> Instructions to follow:
Up to and including the line with "YAxis, CartesianGrid, LabelList", write out the listing from its first line, minus the pictures.

> Supplied data:
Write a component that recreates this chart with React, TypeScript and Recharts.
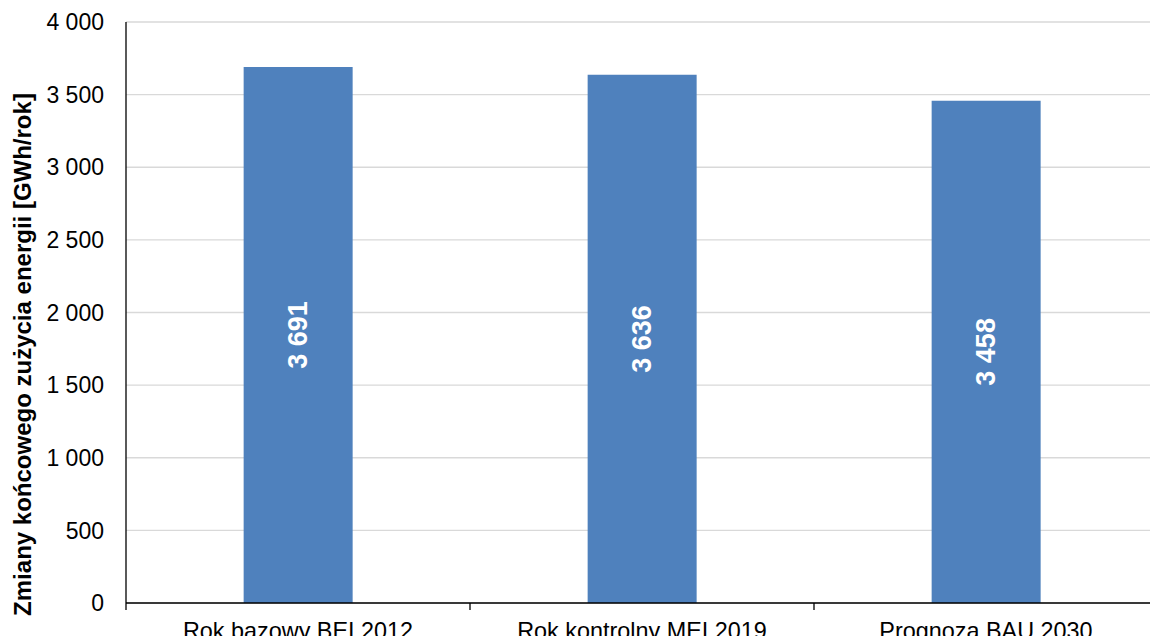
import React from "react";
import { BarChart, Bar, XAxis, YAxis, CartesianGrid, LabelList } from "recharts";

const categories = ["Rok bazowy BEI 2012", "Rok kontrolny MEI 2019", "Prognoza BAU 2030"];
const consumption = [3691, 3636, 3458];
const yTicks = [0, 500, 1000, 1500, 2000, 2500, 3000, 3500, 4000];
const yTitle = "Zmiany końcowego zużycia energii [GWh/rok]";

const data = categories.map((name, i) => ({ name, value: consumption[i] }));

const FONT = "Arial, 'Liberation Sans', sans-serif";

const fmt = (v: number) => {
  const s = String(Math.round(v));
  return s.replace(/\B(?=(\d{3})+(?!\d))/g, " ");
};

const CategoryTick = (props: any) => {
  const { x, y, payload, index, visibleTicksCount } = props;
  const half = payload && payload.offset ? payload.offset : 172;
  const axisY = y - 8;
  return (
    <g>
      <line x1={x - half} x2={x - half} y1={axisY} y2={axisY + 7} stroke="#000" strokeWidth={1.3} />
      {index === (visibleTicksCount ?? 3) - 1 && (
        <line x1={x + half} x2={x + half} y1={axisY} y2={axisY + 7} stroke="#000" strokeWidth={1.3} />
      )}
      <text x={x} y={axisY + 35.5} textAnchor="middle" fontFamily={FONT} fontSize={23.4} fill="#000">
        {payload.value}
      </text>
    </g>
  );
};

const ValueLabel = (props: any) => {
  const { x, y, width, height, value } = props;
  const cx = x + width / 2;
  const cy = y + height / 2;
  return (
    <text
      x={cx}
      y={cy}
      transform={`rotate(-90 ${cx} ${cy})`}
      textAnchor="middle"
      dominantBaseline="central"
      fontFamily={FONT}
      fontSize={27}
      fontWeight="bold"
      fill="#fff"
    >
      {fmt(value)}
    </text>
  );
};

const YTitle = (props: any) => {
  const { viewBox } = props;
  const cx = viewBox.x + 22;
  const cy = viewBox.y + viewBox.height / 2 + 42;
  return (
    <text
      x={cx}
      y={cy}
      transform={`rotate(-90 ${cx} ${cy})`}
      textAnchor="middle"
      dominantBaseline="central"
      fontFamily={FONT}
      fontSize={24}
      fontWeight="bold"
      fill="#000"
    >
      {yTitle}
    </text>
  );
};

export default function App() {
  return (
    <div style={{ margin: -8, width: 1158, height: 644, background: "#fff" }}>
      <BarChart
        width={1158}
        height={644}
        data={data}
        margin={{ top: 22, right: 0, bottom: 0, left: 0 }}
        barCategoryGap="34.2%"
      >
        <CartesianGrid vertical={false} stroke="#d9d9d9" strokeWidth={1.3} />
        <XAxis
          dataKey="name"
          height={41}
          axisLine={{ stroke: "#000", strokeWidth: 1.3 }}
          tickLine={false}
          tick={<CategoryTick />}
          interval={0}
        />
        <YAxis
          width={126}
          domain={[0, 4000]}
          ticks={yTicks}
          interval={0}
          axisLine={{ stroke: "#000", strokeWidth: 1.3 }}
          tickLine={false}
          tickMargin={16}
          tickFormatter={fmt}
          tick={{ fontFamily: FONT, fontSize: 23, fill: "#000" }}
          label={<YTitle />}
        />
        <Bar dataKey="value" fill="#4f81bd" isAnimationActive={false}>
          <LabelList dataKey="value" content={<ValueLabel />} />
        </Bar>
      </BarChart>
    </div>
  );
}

> Task answer:
Write a component that recreates this chart with React, TypeScript and Recharts.
import React from "react";
import { BarChart, Bar, XAxis, YAxis, CartesianGrid, LabelList } from "recharts";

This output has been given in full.